La cause de l'anomalie électrique qui a amené les système de sécurité du LHC à éjecter le faisceau et a entraîné la transition résistive de plusieurs aimants a été découverte : un arbre situé côté suisse (à environ 55 km du CERN, dans le canton de Vaud) s'est abattu sur les lignes d'alimentation électrique, et a perturbé le réseau.

10 heures plus tard, entrant dans le tunnel, l'équipe chargé de l'enquête découvre que les cryostats* des aimants du triplet, à proximité du point 8, sont partiellement recouverts de glace. Des tests permettent de confirmer rapidement qu'une petite quantité d'hélium s'est échappée, remplissant le vide d'isolation.
Des mesures sont prises immédiatement : les aimants adjacents sont isolés du point de vue électrique, les circuits sont déconnectés et mis à la terre, et les chaufferettes de ce secteur sont débranchées.
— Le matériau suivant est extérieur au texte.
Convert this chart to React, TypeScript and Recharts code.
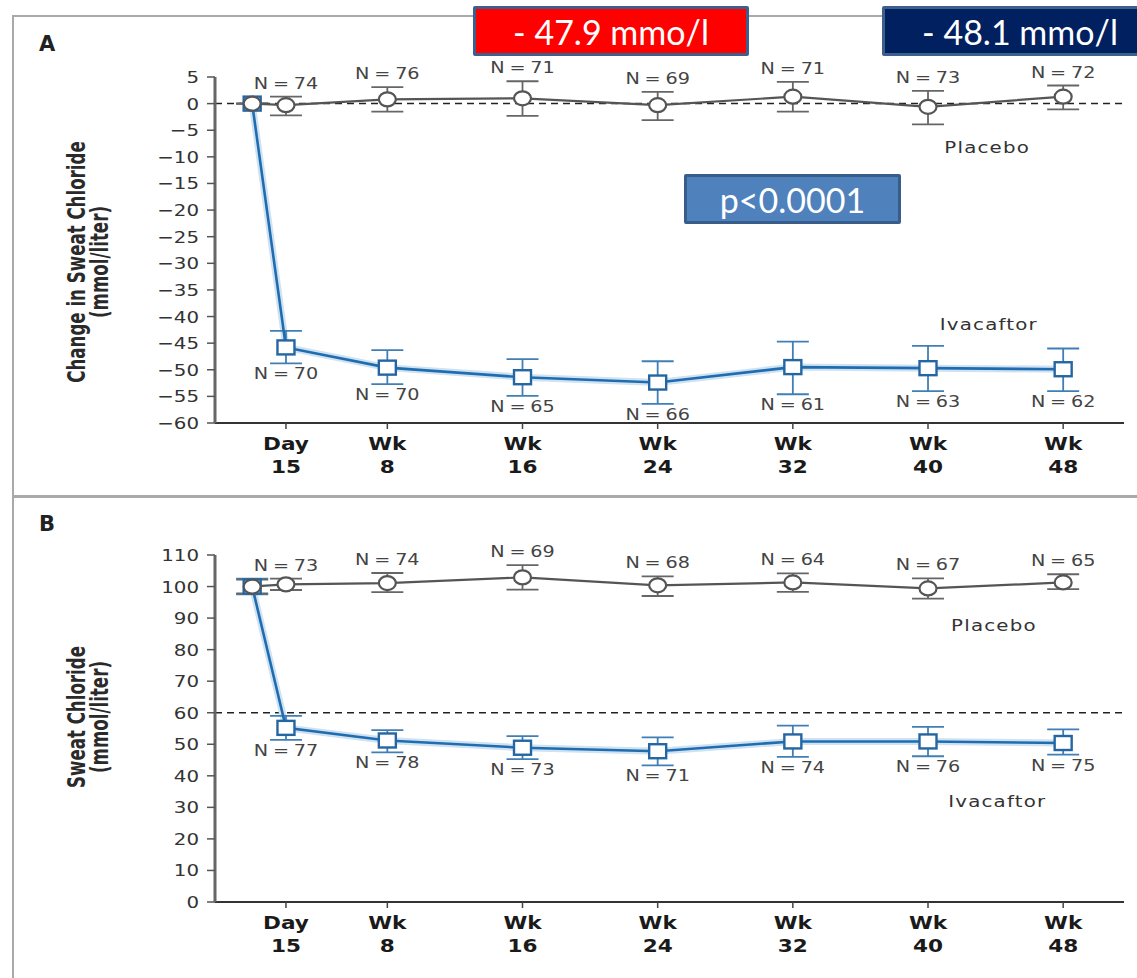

De plus, pour permettre les travaux sur le triplet, il faut stabiliser les 3 km d'aimants supraconducteurs du secteur à une température de 20 K, au lieu des 2 k (-271°C) habituels.
*Tous les aimants supraconducteurs du LHC sont insérés dans des cryostats. En fonctionnement normal, la paroi externe du cryostat est à température ambiante, alors que l'aimant fonctionne à une température de 2 K. Le cryostat est conçu pour maintenir l'aimant à cette température très basse en éliminant autant que possible l'apport de chaleur, en particulier grâce au vide d'isolation.
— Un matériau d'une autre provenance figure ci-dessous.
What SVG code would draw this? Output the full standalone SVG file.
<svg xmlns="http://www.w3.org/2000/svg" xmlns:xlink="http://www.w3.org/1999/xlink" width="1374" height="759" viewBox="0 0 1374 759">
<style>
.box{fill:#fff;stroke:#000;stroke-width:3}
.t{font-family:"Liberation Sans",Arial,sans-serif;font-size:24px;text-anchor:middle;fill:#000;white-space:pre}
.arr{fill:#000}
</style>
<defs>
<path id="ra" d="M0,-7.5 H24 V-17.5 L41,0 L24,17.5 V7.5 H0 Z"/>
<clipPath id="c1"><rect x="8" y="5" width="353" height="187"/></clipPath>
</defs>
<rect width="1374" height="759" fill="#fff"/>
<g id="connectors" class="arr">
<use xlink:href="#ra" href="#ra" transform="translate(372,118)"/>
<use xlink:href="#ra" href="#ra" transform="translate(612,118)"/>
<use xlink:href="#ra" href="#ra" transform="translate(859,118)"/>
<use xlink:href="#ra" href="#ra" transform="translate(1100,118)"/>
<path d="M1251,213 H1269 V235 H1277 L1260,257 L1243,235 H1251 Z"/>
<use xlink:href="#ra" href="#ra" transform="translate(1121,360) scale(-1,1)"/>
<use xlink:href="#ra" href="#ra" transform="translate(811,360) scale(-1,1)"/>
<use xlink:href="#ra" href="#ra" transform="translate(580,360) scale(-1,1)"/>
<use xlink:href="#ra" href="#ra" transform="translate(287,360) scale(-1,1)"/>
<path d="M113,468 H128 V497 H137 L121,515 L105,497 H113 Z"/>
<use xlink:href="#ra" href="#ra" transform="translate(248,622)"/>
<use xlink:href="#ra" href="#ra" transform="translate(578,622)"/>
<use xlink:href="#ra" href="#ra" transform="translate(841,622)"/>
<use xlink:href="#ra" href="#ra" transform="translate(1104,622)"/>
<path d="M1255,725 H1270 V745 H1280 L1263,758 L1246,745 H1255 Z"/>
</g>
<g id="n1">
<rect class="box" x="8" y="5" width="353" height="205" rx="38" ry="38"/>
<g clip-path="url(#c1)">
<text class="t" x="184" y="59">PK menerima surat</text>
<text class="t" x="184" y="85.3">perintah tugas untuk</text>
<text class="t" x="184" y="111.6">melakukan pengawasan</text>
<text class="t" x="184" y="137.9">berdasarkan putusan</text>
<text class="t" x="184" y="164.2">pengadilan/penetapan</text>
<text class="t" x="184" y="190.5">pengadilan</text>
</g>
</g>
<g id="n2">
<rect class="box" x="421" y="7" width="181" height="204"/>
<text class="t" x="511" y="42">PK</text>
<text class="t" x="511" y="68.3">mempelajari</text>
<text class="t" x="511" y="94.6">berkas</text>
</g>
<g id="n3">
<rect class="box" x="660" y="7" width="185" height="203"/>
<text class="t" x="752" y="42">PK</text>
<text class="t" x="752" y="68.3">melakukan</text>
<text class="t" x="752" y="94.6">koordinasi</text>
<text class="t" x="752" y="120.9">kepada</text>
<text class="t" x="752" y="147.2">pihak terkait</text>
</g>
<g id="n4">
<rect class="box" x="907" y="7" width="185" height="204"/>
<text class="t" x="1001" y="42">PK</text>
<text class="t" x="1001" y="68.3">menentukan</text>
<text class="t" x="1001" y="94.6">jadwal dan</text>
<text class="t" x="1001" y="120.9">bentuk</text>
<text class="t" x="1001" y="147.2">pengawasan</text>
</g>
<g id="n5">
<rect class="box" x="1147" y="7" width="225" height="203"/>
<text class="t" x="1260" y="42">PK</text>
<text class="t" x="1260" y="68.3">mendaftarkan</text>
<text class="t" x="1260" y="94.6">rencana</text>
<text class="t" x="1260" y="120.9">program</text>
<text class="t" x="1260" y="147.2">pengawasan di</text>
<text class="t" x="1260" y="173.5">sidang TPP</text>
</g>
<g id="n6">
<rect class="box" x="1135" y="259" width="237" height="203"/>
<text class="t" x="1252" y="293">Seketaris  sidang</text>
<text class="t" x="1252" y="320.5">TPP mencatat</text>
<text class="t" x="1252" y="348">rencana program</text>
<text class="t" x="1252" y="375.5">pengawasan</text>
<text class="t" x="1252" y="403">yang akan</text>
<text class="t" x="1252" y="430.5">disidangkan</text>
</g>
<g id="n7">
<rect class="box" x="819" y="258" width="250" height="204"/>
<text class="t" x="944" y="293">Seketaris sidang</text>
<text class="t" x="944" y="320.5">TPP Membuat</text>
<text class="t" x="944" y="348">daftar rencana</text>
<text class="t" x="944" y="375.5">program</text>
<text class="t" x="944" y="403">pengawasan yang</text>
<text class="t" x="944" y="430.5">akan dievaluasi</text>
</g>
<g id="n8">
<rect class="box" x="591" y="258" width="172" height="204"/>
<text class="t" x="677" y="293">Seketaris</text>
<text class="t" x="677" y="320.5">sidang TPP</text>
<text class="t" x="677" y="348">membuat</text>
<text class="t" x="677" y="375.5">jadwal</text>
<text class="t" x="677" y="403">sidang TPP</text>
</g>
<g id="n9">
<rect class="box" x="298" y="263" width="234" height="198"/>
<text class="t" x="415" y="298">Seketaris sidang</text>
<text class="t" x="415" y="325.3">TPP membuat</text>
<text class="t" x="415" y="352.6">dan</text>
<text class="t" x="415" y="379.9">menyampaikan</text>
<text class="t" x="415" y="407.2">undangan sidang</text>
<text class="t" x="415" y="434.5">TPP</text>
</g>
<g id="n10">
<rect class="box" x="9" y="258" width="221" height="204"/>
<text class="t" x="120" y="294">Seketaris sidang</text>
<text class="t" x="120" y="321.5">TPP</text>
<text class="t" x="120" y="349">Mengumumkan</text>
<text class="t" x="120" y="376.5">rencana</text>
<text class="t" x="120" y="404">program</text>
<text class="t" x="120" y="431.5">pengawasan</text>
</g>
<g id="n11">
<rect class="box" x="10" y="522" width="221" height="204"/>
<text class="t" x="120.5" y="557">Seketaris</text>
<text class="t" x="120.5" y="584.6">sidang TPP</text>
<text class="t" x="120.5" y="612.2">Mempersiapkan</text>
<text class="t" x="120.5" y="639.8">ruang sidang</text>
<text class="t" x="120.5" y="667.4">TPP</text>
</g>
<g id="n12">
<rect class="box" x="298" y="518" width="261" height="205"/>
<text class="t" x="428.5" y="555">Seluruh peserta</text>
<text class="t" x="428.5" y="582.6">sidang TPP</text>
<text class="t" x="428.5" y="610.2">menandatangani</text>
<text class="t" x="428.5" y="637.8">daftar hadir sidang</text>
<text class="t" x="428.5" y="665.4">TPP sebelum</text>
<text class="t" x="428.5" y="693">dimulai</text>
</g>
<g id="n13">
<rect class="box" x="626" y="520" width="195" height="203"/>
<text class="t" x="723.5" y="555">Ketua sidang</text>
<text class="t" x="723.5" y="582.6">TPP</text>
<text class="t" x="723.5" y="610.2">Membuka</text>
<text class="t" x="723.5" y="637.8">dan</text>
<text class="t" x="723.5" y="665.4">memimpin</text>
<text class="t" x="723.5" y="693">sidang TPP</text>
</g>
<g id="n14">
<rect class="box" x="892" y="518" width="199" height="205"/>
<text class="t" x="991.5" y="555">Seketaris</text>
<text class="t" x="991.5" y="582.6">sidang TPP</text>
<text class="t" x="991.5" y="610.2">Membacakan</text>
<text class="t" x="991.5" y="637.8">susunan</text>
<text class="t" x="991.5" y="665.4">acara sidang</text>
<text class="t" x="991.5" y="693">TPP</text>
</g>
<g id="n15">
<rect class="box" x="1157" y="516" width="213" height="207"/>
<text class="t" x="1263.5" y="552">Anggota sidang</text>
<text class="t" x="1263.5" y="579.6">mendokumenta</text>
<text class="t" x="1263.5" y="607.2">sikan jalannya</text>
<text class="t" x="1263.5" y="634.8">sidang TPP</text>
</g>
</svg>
La position exacte de la fuite d'hélium dans le cryostat de 50 m de longueur n'est pas encore connue. Le mardi 18 juillet, les tests de vibration et les tests acoustiques ont eu lieu. À l'aide d'accéléromètres et de microphones, l'équipe d'intervention détecte clairement un signal dans la zone d'interconnexion entre le premier quadripôle (Q1) et le deuxième (Q2). En outre, des radiographies montrent un étirement du soufflet sur l'un des tuyaux présents dans les aimants supraconducteurs. On emploie des soufflets pour les raccords mécaniques entre deux aimants, car ils apportent de la flexibilité. Dans le cas présent, le soufflet étiré est situé sur la ligne M2, qui contient les connexions d'instrumentation.

Les équipes d'intervention décident qu'il faut ouvrir l'interconnexion entre les deux quadripôles pour examen et réparation. Pour rendre possible une intervention en toute sécurité, le secteur entourant les aimants a été vidé de son hélium liquide. En parallèle, une évaluation de la qualité électrique a montré que les circuits électriques du triplet étaient en bon état – le problème ne vient pas de là.
Des équipes d'experts de différents groupes du CERN (sécurité, vide, cryogénie, aimants, ingénierie, alimentation électrique, protection des aimants, métrologie, instrumentation de faisceau, opérations) discutent sur la façon de traiter un problème qui n'a jamais été rencontré auparavant sur une chaîne d'aimants en place depuis 15 ans, avant d'élaborer une procédure.

L'intégralité du cryostat du triplet est à température ambiante. Le soufflet externe et les boucliers thermiques internes situés à l'interconnexion Q1-Q2 ont été retirés afin de permettre l'inspection des lignes d'hélium internes.

Le soufflet présentant une fuite, dans la ligne M2.

Les équipes localisent le soufflet M2, soupçonné d'être à l'origine du problème et, effectivement, découvrent sur cette pièce une fissure de 1,6 mm de longueur, à l'origine de la fuite d'hélium. Un plan d'action est alors établi : retirer le soufflet abîmé, le remplacer, effectuer tous les tests nécessaires, refermer l'interconnexion et entamer la descente en température...
... le tout en moins de dix jours. Sinon, il sera impossible d'éviter un réchauffement complet du secteur du LHC touché par l'incident, ce qui mettra un terme à tout le programme de physique au LHC pour 2023.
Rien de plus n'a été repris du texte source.